Sono tantissimi gli articoli, esternazioni, accuse e denunce per l’uso strumentale dei bambini nella vicenda, per 1′”incoscienza” con cui gli immigrati avrebbero coinvolto e messo in pericolo la salute fisica e psichica dei minori.
Si accusa di aver fatto trascorrere ai bambini una notte al freddo, di averli trascinati in situazioni di pericolo, di non provvedere ai loro bisogni.
Nessuno però ha posto l’accento sul fatto che i bambini hanno trascorso la notte al freddo e al buio, all’interno della basilica, perché solo in tarda notte la curia ha deciso di accendere il riscaldamento e di fornire la corrente elettrica.
Gli occupanti, bambini compresi, hanno mangiato e si sono riscaldati con cibo e con coperte che sono stati portati loro grazie alla raccolta spontanea di associazioni e gruppi politici, non certo per merito della giunta comunale.
Non una parola di critica al comportamento della giunta comunale che ha sgomberato gli immigrati dallo stabile di Via Rimesse, senza fornire loro una sistemazione alternativa; nessuno ha gridato allo scandalo quando l’unica soluzione trovata per gli occupanti è stata la
sistemazione nella sudicia e mal riscaldata ex-scuola di via del Pallone.
In un articolo apparso su “L’Unità” viene chiesto il parere di una psicologa, tale Anna Oliverio Ferraris, sul trattamento, in questa vicenda, dei bambini da parte degli immigrati. La psicologa sostiene:
Anche in Europa si commettono abusi sui bambini, ma almeno il punto di vista ufficiale ha raggiunto obiettivi importanti, riconoscendo il diritto dei più piccoli ad essere protetti (…) Queste consapevolezze non sono invece state ancora raggiunte da culture che hanno seguito altri percorsi, come quella africana o
O asiatica. Altre culture che possono dirsi pre-moderne.

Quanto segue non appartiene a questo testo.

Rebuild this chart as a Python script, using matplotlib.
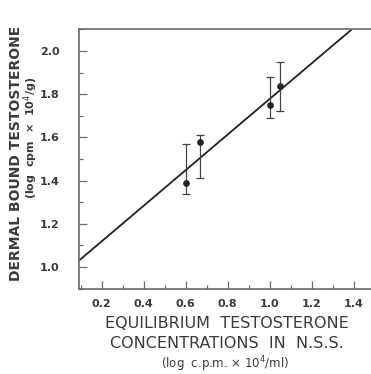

Insomma chi appartiene a culture, generalizzate dalla psicoioga, come quella africana o quella asiatica è portata a non rispettare i bambini. Una semplice esternazione che trasuda di etnocentrismo: la cultura occidentale è quella avanzata, quella che ha rispetto per i minori, le “altre”, tanto uguali da essere generalizzabili, sono quelle “incivili”, ancora indietro rispetto ad una consapevolezza sull’infanzia. Non si critica il singolo comportamento, non si fa un’analisi sul perché alcuni genitori decidano di occupare degli edifici con i loro figli.
Ciò che si legge in questo articolo è chiaro: tutta la vicenda è dovuta alla cultura pre-moderna degli immigrati, non serve indagare sulle condizioni di vita delle persone in questione, analizzare le difficoltà in cui s’imbatte un immigrato quando arriva in Italia.
Vicino a questo articolo, nella pagina del giornale viene posta una foto raffigurante una madre e un bambino coinvolti nella vicenda con sotto questa didascalia: «Una madre e un bambino coinvolti loro malgrado nella vicenda ».
Chi ha intervistato quella madre? Come si può affermare che quella donna era stata trascinata in una vicenda contro la sua volontà?
Sono state proprio le donne immigrate le più determinate a continuare la lotta, anche di fronte alle violenze delle autorità; sono loro che hanno deciso di non arrendersi il giorno dello sgombero e di formare un corteo per arrivare in Piazza Maggiore. In quei giorni le donne
coinvolte hanno rilasciato dichiarazioni ai giornali, hanno parlato nelle assemblee e hanno sempre rivendicato la lotta.
Purtroppo dagli articoli di giornali questa forza e questo coraggio non risultano, la loro identità viene spesso negata, infatti, quasi mai vengono chiamate donne, ma quasi sempre mogli.
Su “II Resto del Carlino” appare il titolo: «Dopo lo sgombero le mogli degli abusivi si scagliano contro le forze dell’ordine al grido “Allah è grande”» (“II Resto del Carlino”, 13/11/1998) .
L’immagine che se ne trae è quella di donne-kamikaze che si scagliano contro il potere costituito in nome di Allah. Così racconta un giornalista:
«Le donne sono infuriate, invocano Allah e trovano le forze per lanciarsi contro gli schieramenti di polizia e carabinieri. L’attacco è violento, la risposta è decisa. E a rimetterci sono ancora i bambini, “usati” come scudo.
Due piccoli devono ricorrere alle cure per dei lividi che segnano ancora di più dei faccini impauriti e stanchi.»
Ecco come una donna spiega cosa l’ha spinta a prendere parte all’occupazione: «io vengo dall’Egitto, ho dormito in giro, in una Panda, mi hanno sgomberato da Via Mattei, ho chiesto continuamente come un cane una casa, agli stranieri non affittano » (“La Repubblica”, 13/11/98).